I am reading through Peters-Steenbrink Mixed Hodge structures and I am having some trouble understanding what definitions of cohomology and hypercohomology are getting used. Let $U$ be a complex manifold. Its cohomology is (I think) by definition the cohomology of the constant sheaf $\underline{\mathbb{C}}_U$, which by definition is computed by taking an injective resolution, applying the global sections functor component-wise to the resolution and taking cohomology. This is the same as seeing $\underline{\mathbb{C}}_U$ as a complex concentrated in degree zero and taking hypercohomology:
$$ H^k(U;\mathbb{C}) := H^k(U;\underline{\mathbb{C}}_U) := \mathbb{H}^k(U;\underline{\mathbb{C}}_U) := H^k \circ R\Gamma(U,-)\ (\cdots \to 0 \to \underline{\mathbb{C}}_U \to 0 \to \ldots). $$
On the other hand, we can have some good compactification $j: U \to X$ and we want to work with sheaves on $X$. In this case I would notice that $\Gamma(U,-) = \Gamma(X,-) \circ j_*$ and hence
$$ H^k(U;\mathbb{C}) = H^k \circ R\Gamma(U,-) (\underline{\mathbb{C}}_U) = H^k \circ R\Gamma(X,-) \circ Rj_* (\underline{\mathbb{C}}_U) = \mathbb{H}^k(X; Rj_*(\underline{\mathbb{C}}_U)). $$
Since the holomorphic de Rham complex $\Omega^\bullet_U$ is a resolution of $\underline{\mathbb{C}}_U$, they are equal in the derived category, and hence
$$ H^k(U; \mathbb{C}) = \mathbb{H}^k(X; Rj_*\Omega^\bullet_u) $$
However this is not what I understand from the book (see for instance Proposition 4.3). Instead, they seem to take for granted that the cohomology of $U$ is the hypercohomology of $j_*\Omega^\bullet_U$, which I understand to be the component-wise application of the functor $j_*$ to the complex $\Omega^\bullet_U$.
What am I missing?
EDIT: I guess that I can rephrase my question as follows.
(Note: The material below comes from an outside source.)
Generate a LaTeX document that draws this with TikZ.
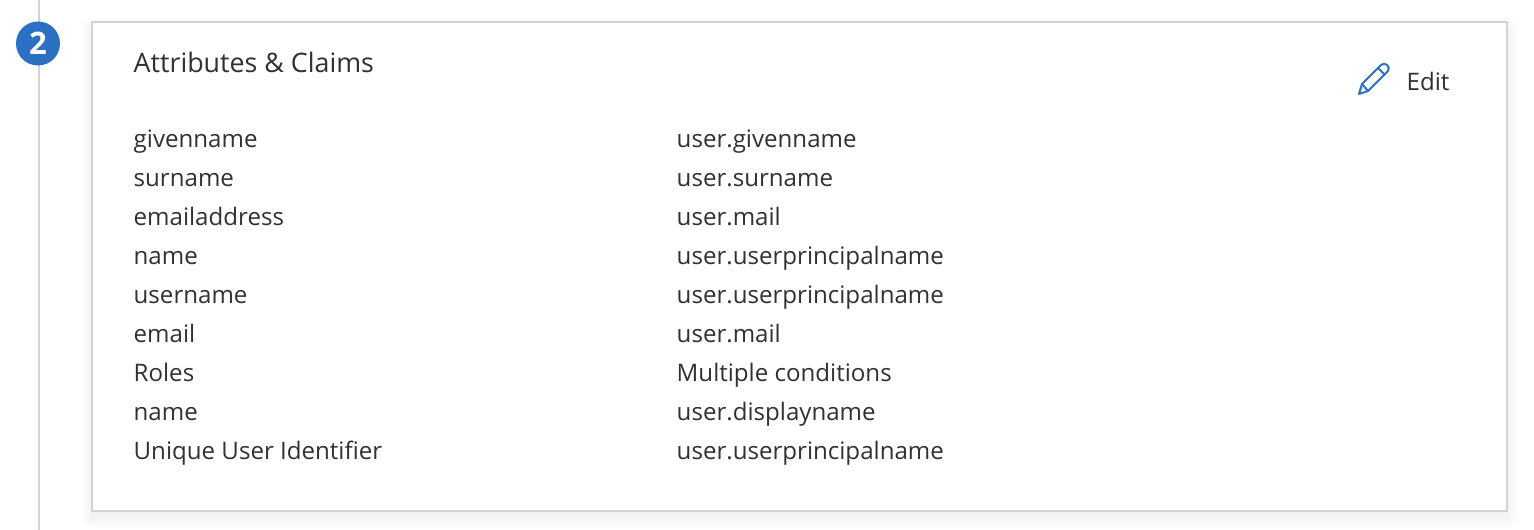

Which of the following is true:
$$ \mathbb{H}^k(U, \mathcal{F}^\bullet) = \mathbb{H}^k(X, j_*\mathcal{F}^\bullet) \qquad \text{or} \qquad \mathbb{H}^k(U, \mathcal{F}^\bullet) = \mathbb{H}^k(X, Rj_*\mathcal{F}^\bullet)? $$
The argument above seems to tell me that the second one is true, but the book seems to imply that the first one is true.
If $j$ is an open embedding, $j_*$ is exact, and $Rj_* = j_*$.